Reply to Objection 1: Wisdom is a kind of science, in so far as it has that which is common to all the sciences; viz. to demonstrate conclusions from principles. But since it has something proper to itself above the other sciences, inasmuch as it judges of them all, not only as to their conclusions, but also as to their first principles, therefore it is a more perfect virtue than science.

Reply to Objection 2: When the formal aspect of the object is referred to a power or habit by one same act, there is no distinction of habit or power in respect of the formal aspect and of the material object: thus it belongs to the same power of sight to see both color, and light, which is the formal aspect under which color is seen, and is seen at the same time as the color. On the other hand, the principles of a demonstration can be considered apart, without the conclusion being considered at all. Again they can be considered together with the conclusions, since the conclusions can be deduced from them. Accordingly, to consider the principles in this second way, belongs to science, which considers the conclusions also: while to consider the principles in themselves belongs to understanding.

Consequently, if we consider the point aright, these three virtues are distinct, not as being on a par with one another, but in a certain order. The same is to be observed in potential wholes, wherein one part is more perfect than another; for instance, the rational soul is more perfect than the sensitive soul; and the sensitive, than the vegetal. For it is thus that science depends on understanding as on a virtue of higher degree: and both of these depend on wisdom, as obtaining the highest place, and containing beneath itself both understanding and science, by judging both of the conclusions of science, and of the principles on which they are based.

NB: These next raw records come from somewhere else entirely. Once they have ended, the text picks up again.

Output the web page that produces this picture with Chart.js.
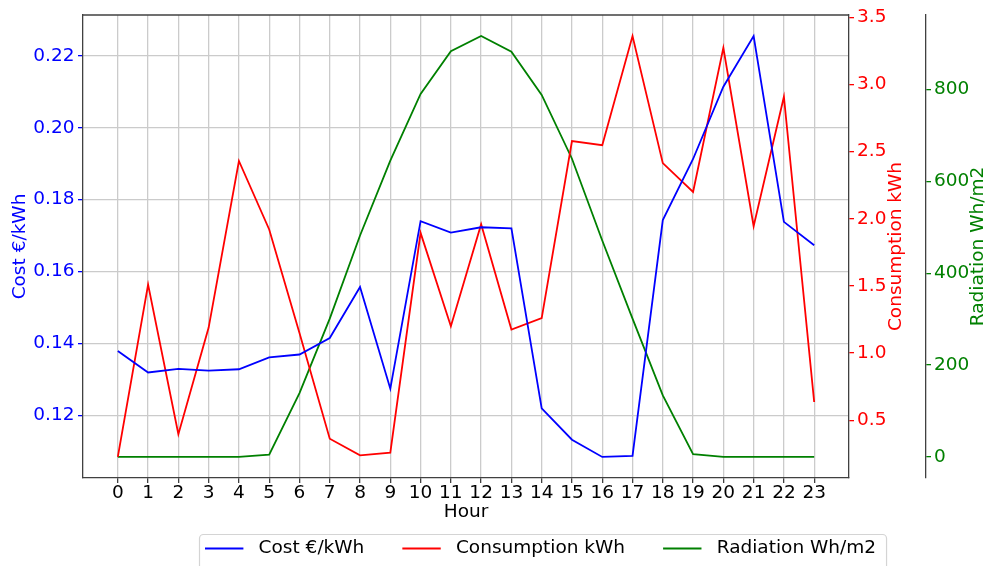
<!DOCTYPE html>
<html>
<head>
<meta charset="utf-8">
<script src="https://cdn.jsdelivr.net/npm/chart.js@4.4.1/dist/chart.umd.min.js"></script>
<style>
  html, body { margin: 0; padding: 0; background: #ffffff; }
  #wrap { position: relative; width: 996px; height: 566px; }
</style>
</head>
<body>
<div id="wrap"><canvas id="c" width="996" height="566"></canvas></div>
<script>
// Hourly profile: electricity price, household consumption and solar radiation
const hours = [0, 1, 2, 3, 4, 5, 6, 7, 8, 9, 10, 11, 12, 13, 14, 15, 16, 17, 18, 19, 20, 21, 22, 23];
const costEurKwh = [0.1379, 0.1319, 0.1329, 0.1324, 0.1328, 0.1361, 0.1369, 0.1415, 0.1557, 0.1274,
                    0.1740, 0.1708, 0.1723, 0.1720, 0.1219, 0.1132, 0.1084, 0.1087, 0.1743, 0.1913,
                    0.2114, 0.2255, 0.1738, 0.1673];
const consumptionKwh = [0.227, 1.51, 0.396, 1.19, 2.43, 1.92, 1.15, 0.363, 0.239, 0.259,
                        1.895, 1.20, 1.96, 1.175, 1.26, 2.578, 2.548, 3.36, 2.414, 2.20,
                        3.273, 1.945, 2.908, 0.636];
const radiationWhM2 = [0, 0, 0, 0, 0, 5, 139, 301, 482, 645, 790, 883, 916, 882, 788, 649,
                       471, 301, 134, 6, 0, 0, 0, 0];

const costTicks = [0.12, 0.14, 0.16, 0.18, 0.20, 0.22];
const consumptionTicks = [0.5, 1.0, 1.5, 2.0, 2.5, 3.0, 3.5];
const radiationTicks = [0, 200, 400, 600, 800];

const FONT = 'DejaVu Sans';
const FS = 18.5;
const SPINE = '#404040';
const GRID = '#cbcbcb';

// Axis limits padded by 5% of the data span on each side
function padded(values) {
  const lo = Math.min(...values), hi = Math.max(...values);
  const m = (hi - lo) * 0.05;
  return { min: lo - m, max: hi + m };
}
const xLim = padded(hours);
const costLim = padded(costEurKwh);
const consLim = padded(consumptionKwh);
const radLim = padded(radiationWhM2);

const fixedTicks = list => scale => { scale.ticks = list.map(v => ({ value: v })); };
const fixedWidth = w => scale => { scale.width = w; };

const chartPlugin = {
  id: 'frameAndLegend',
  beforeDraw(chart) {
    const ctx = chart.ctx;
    ctx.save();
    ctx.fillStyle = '#ffffff';
    ctx.fillRect(0, 0, chart.width, chart.height);
    ctx.restore();
  },
  afterDraw(chart) {
    const ctx = chart.ctx;
    const area = chart.chartArea;
    ctx.save();

    // top edge of the plot frame
    ctx.strokeStyle = SPINE;
    ctx.lineWidth = 1.3;
    ctx.beginPath();
    ctx.moveTo(area.left, area.top);
    ctx.lineTo(area.right, area.top);
    ctx.stroke();

    // right-hand axis titles, reading bottom to top
    ctx.font = FS + 'px "' + FONT + '"';
    ctx.textAlign = 'center';
    ctx.textBaseline = 'middle';
    const midY = (area.top + area.bottom) / 2;
    [['yCons', 30], ['yRad', 18]].forEach(([id, off]) => {
      const s = chart.scales[id];
      ctx.save();
      ctx.translate(s.right - off, midY);
      ctx.rotate(-Math.PI / 2);
      ctx.fillStyle = s.options.ticks.color;
      ctx.fillText(s.options.axisLabel, 0, 0);
      ctx.restore();
    });

    // legend box below the axis
    const boxX = 199, boxY = 534, boxH = 44;
    const handle = 38.4, textPad = 15.2, colGap = 38, padL = 6, padR = 10;
    const items = chart.data.datasets.map(d => ({
      label: d.label, color: d.borderColor, w: ctx.measureText(d.label).width
    }));
    let boxW = padL + padR + colGap * (items.length - 1);
    items.forEach(it => { boxW += handle + textPad + it.w; });
    ctx.beginPath();
    ctx.roundRect(boxX + 0.5, boxY + 0.5, boxW, boxH, 4);
    ctx.fillStyle = '#ffffff';
    ctx.fill();
    ctx.strokeStyle = '#d4d4d4';
    ctx.lineWidth = 1.2;
    ctx.stroke();

    let x = boxX + padL;
    const rowY = 548.5;
    ctx.textAlign = 'left';
    items.forEach(it => {
      ctx.strokeStyle = it.color;
      ctx.lineWidth = 2;
      ctx.beginPath();
      ctx.moveTo(x, rowY);
      ctx.lineTo(x + handle, rowY);
      ctx.stroke();
      x += handle + textPad;
      ctx.fillStyle = '#000000';
      ctx.fillText(it.label, x, rowY);
      x += it.w + colGap;
    });
    ctx.restore();
  }
};

const lineStyle = color => ({
  borderColor: color,
  backgroundColor: color,
  borderWidth: 1.8,
  pointRadius: 0,
  tension: 0,
  fill: false
});

new Chart(document.getElementById('c'), {
  type: 'line',
  data: {
    labels: hours,
    datasets: [
      Object.assign({ label: 'Cost €/kWh', data: costEurKwh, yAxisID: 'yCost' }, lineStyle('#0000ff')),
      Object.assign({ label: 'Consumption kWh', data: consumptionKwh, yAxisID: 'yCons' }, lineStyle('#ff0000')),
      Object.assign({ label: 'Radiation Wh/m2', data: radiationWhM2, yAxisID: 'yRad' }, lineStyle('#008000'))
    ]
  },
  options: {
    responsive: false,
    animation: false,
    devicePixelRatio: 1,
    layout: { padding: { top: 15, left: 0, right: 0, bottom: 0 } },
    plugins: {
      legend: { display: false },
      tooltip: { enabled: false }
    },
    scales: {
      x: {
        type: 'linear',
        position: 'bottom',
        min: xLim.min,
        max: xLim.max,
        afterBuildTicks: fixedTicks(hours),
        afterFit: scale => { scale.height = 88; },
        grid: { color: GRID, lineWidth: 1.3, tickColor: SPINE, tickLength: 5, drawOnChartArea: true },
        border: { color: SPINE, width: 1.3 },
        ticks: {
          color: '#000000', padding: 1, maxRotation: 0, autoSkip: false,
          font: { family: FONT, size: FS, lineHeight: 1.0 },
          callback: v => String(v)
        },
        title: {
          display: true, text: 'Hour', color: '#000000',
          font: { family: FONT, size: FS },
          padding: { top: 0, bottom: 43 }
        }
      },
      yCost: {
        type: 'linear',
        position: 'left',
        min: costLim.min,
        max: costLim.max,
        afterBuildTicks: fixedTicks(costTicks),
        afterFit: fixedWidth(83),
        grid: { color: GRID, lineWidth: 1.3, tickColor: '#0000ff', tickLength: 5, drawOnChartArea: true },
        border: { color: SPINE, width: 1.3 },
        ticks: {
          color: '#0000ff', padding: 3.5,
          font: { family: FONT, size: FS, lineHeight: 1.0 },
          callback: v => v.toFixed(2)
        },
        title: {
          display: true, text: 'Cost €/kWh', color: '#0000ff',
          font: { family: FONT, size: FS },
          padding: { top: 9, bottom: 0 }
        }
      },
      yCons: {
        type: 'linear',
        position: 'right',
        min: consLim.min,
        max: consLim.max,
        axisLabel: 'Consumption kWh',
        afterBuildTicks: fixedTicks(consumptionTicks),
        afterFit: fixedWidth(77),
        grid: { drawOnChartArea: false, color: '#ff0000', tickColor: '#ff0000', tickLength: 5, lineWidth: 1.3 },
        border: { color: SPINE, width: 1.3 },
        ticks: {
          color: '#ff0000', padding: 3,
          font: { family: FONT, size: FS, lineHeight: 1.0 },
          callback: v => v.toFixed(1)
        },
        title: { display: false }
      },
      yRad: {
        type: 'linear',
        position: 'right',
        min: radLim.min,
        max: radLim.max,
        axisLabel: 'Radiation Wh/m2',
        afterBuildTicks: fixedTicks(radiationTicks),
        afterFit: fixedWidth(70),
        grid: { drawOnChartArea: false, color: '#008000', tickColor: '#008000', tickLength: 5, lineWidth: 1.3 },
        border: { color: SPINE, width: 1.3 },
        ticks: {
          color: '#008000', padding: 3,
          font: { family: FONT, size: FS, lineHeight: 1.0 },
          callback: v => String(Math.round(v))
        },
        title: { display: false }
      }
    }
  },
  plugins: [chartPlugin]
});
</script>
</body>
</html>
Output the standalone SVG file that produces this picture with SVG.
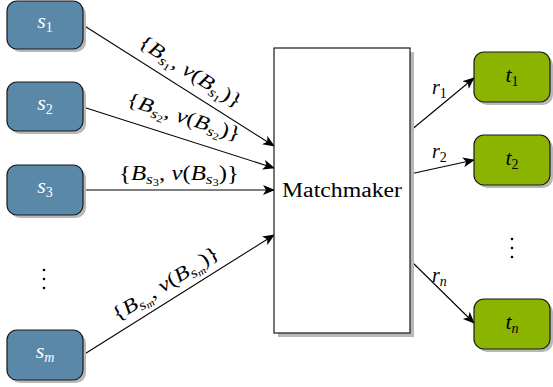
<svg xmlns="http://www.w3.org/2000/svg" width="553" height="387" viewBox="0 0 553 387" font-family="'Liberation Serif','Times New Roman',serif">
<defs>
<style>
.shadow{fill:#b8b8b8;}
.src{fill:#5a88a8;stroke:#1a1a1a;stroke-width:1.2;}
.tgt{fill:#8ab400;stroke:#1a1a1a;stroke-width:1.2;}
.mm{fill:#ffffff;stroke:#1a1a1a;stroke-width:1.2;}
.edge{stroke:#000;stroke-width:1.1;fill:none;marker-end:url(#arr);}
.math{font-family:"Liberation Serif","Times New Roman",serif;font-size:20px;fill:#000;}
.node{font-family:"Liberation Serif","Times New Roman",serif;font-size:22px;}
.it{font-style:italic;}
.sub{font-size:14px;font-style:italic;}
.subn{font-size:14px;font-style:normal;}
.sub2{font-size:10px;font-style:normal;}
.sub2i{font-size:10px;font-style:italic;}
.wl{fill:#ffffff;}
.dot{fill:#000;}
</style>
<marker id="arr" viewBox="0 0 12 10" refX="11" refY="5" markerWidth="12" markerHeight="10" markerUnits="userSpaceOnUse" orient="auto">
<path d="M0,0 L12,5 L0,10 L3,5 Z" fill="#000"/>
</marker>
</defs>

<g id="connectors">
<line class="edge" x1="83" y1="25" x2="274" y2="146"/>
<line class="edge" x1="83" y1="107" x2="274" y2="168"/>
<line class="edge" x1="83" y1="190" x2="274" y2="190"/>
<line class="edge" x1="83" y1="355" x2="274" y2="235"/>
<line class="edge" x1="410" y1="131" x2="474" y2="78"/>
<line class="edge" x1="410" y1="174" x2="474" y2="160"/>
<line class="edge" x1="410" y1="260" x2="474" y2="323"/>
<text class="math" transform="translate(187,77) rotate(32.4)" text-anchor="middle" textLength="118" lengthAdjust="spacingAndGlyphs">{<tspan class="it">B</tspan><tspan class="sub" dy="4">s</tspan><tspan class="sub2" dy="2">1</tspan><tspan dy="-6">, </tspan><tspan class="it">v</tspan>(<tspan class="it">B</tspan><tspan class="sub" dy="4">s</tspan><tspan class="sub2" dy="2">1</tspan><tspan dy="-6">)}</tspan></text>
<text class="math" transform="translate(182,123) rotate(17.7)" text-anchor="middle" textLength="118" lengthAdjust="spacingAndGlyphs">{<tspan class="it">B</tspan><tspan class="sub" dy="4">s</tspan><tspan class="sub2" dy="2">2</tspan><tspan dy="-6">, </tspan><tspan class="it">v</tspan>(<tspan class="it">B</tspan><tspan class="sub" dy="4">s</tspan><tspan class="sub2" dy="2">2</tspan><tspan dy="-6">)}</tspan></text>
<text class="math" x="179" y="180" text-anchor="middle" textLength="120" lengthAdjust="spacingAndGlyphs">{<tspan class="it">B</tspan><tspan class="sub" dy="4">s</tspan><tspan class="sub2" dy="2">3</tspan><tspan dy="-6">, </tspan><tspan class="it">v</tspan>(<tspan class="it">B</tspan><tspan class="sub" dy="4">s</tspan><tspan class="sub2" dy="2">3</tspan><tspan dy="-6">)}</tspan></text>
<text class="math" transform="translate(169,289) rotate(-32.1)" text-anchor="middle" textLength="122" lengthAdjust="spacingAndGlyphs">{<tspan class="it">B</tspan><tspan class="sub" dy="4">s</tspan><tspan class="sub2i" dy="2">m</tspan><tspan dy="-6">, </tspan><tspan class="it">v</tspan>(<tspan class="it">B</tspan><tspan class="sub" dy="4">s</tspan><tspan class="sub2i" dy="2">m</tspan><tspan dy="-6">)}</tspan></text>
<text class="math" x="432" y="94"><tspan class="it">r</tspan><tspan class="subn" dy="4">1</tspan></text>
<text class="math" x="432" y="158"><tspan class="it">r</tspan><tspan class="subn" dy="4">2</tspan></text>
<text class="math" x="432" y="282"><tspan class="it">r</tspan><tspan class="sub" dy="4">n</tspan></text>
</g>

<g id="s1">
<rect class="shadow" x="10" y="4" width="76" height="48" rx="10"/>
<rect class="src" x="7" y="1" width="76" height="48" rx="10"/>
<text class="node wl" x="45" y="28" text-anchor="middle"><tspan class="it">s</tspan><tspan class="subn" dy="4">1</tspan></text>
</g>
<g id="s2">
<rect class="shadow" x="10" y="85" width="76" height="49" rx="10"/>
<rect class="src" x="7" y="82" width="76" height="49" rx="10"/>
<text class="node wl" x="45" y="110" text-anchor="middle"><tspan class="it">s</tspan><tspan class="subn" dy="4">2</tspan></text>
</g>
<g id="s3">
<rect class="shadow" x="10" y="168" width="76" height="50" rx="10"/>
<rect class="src" x="7" y="165" width="76" height="50" rx="10"/>
<text class="node wl" x="45" y="193" text-anchor="middle"><tspan class="it">s</tspan><tspan class="subn" dy="4">3</tspan></text>
</g>
<g id="sdots">
<circle class="dot" cx="44" cy="270" r="1.3"/>
<circle class="dot" cx="44" cy="279" r="1.3"/>
<circle class="dot" cx="44" cy="288" r="1.3"/>
</g>
<g id="sm">
<rect class="shadow" x="10" y="333" width="76" height="50" rx="10"/>
<rect class="src" x="7" y="330" width="76" height="50" rx="10"/>
<text class="node wl" x="45" y="358" text-anchor="middle"><tspan class="it">s</tspan><tspan class="sub" dy="4">m</tspan></text>
</g>

<g id="matchmaker">
<rect class="shadow" x="278" y="52" width="136" height="285"/>
<rect class="mm" x="274" y="48" width="136" height="285"/>
<text class="math" x="342" y="197" text-anchor="middle" textLength="120" lengthAdjust="spacingAndGlyphs">Matchmaker</text>
</g>

<g id="t1">
<rect class="shadow" x="477" y="55" width="76" height="50" rx="10"/>
<rect class="tgt" x="474" y="52" width="76" height="50" rx="10"/>
<text class="node" x="512" y="82" text-anchor="middle"><tspan class="it">t</tspan><tspan class="subn" dy="4">1</tspan></text>
</g>
<g id="t2">
<rect class="shadow" x="477" y="138" width="76" height="50" rx="10"/>
<rect class="tgt" x="474" y="135" width="76" height="50" rx="10"/>
<text class="node" x="512" y="165" text-anchor="middle"><tspan class="it">t</tspan><tspan class="subn" dy="4">2</tspan></text>
</g>
<g id="tdots">
<circle class="dot" cx="512" cy="239" r="1.3"/>
<circle class="dot" cx="512" cy="248" r="1.3"/>
<circle class="dot" cx="512" cy="257" r="1.3"/>
</g>
<g id="tn">
<rect class="shadow" x="477" y="302" width="76" height="50" rx="10"/>
<rect class="tgt" x="474" y="299" width="76" height="50" rx="10"/>
<text class="node" x="512" y="329" text-anchor="middle"><tspan class="it">t</tspan><tspan class="sub" dy="4">n</tspan></text>
</g>
</svg>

Reply to Objection 3: As stated above (Q[55], AA[3],4), a virtuous habit has a fixed relation to good, and is nowise referable to evil. Now the good of the intellect is truth, and falsehood is its evil. Wherefore those habits alone are called intellectual virtues, whereby we tell the truth and never tell a falsehood. But opinion and suspicion can be about both truth and falsehood: and so, as stated in Ethic. vi, 3, they are not intellectual virtues.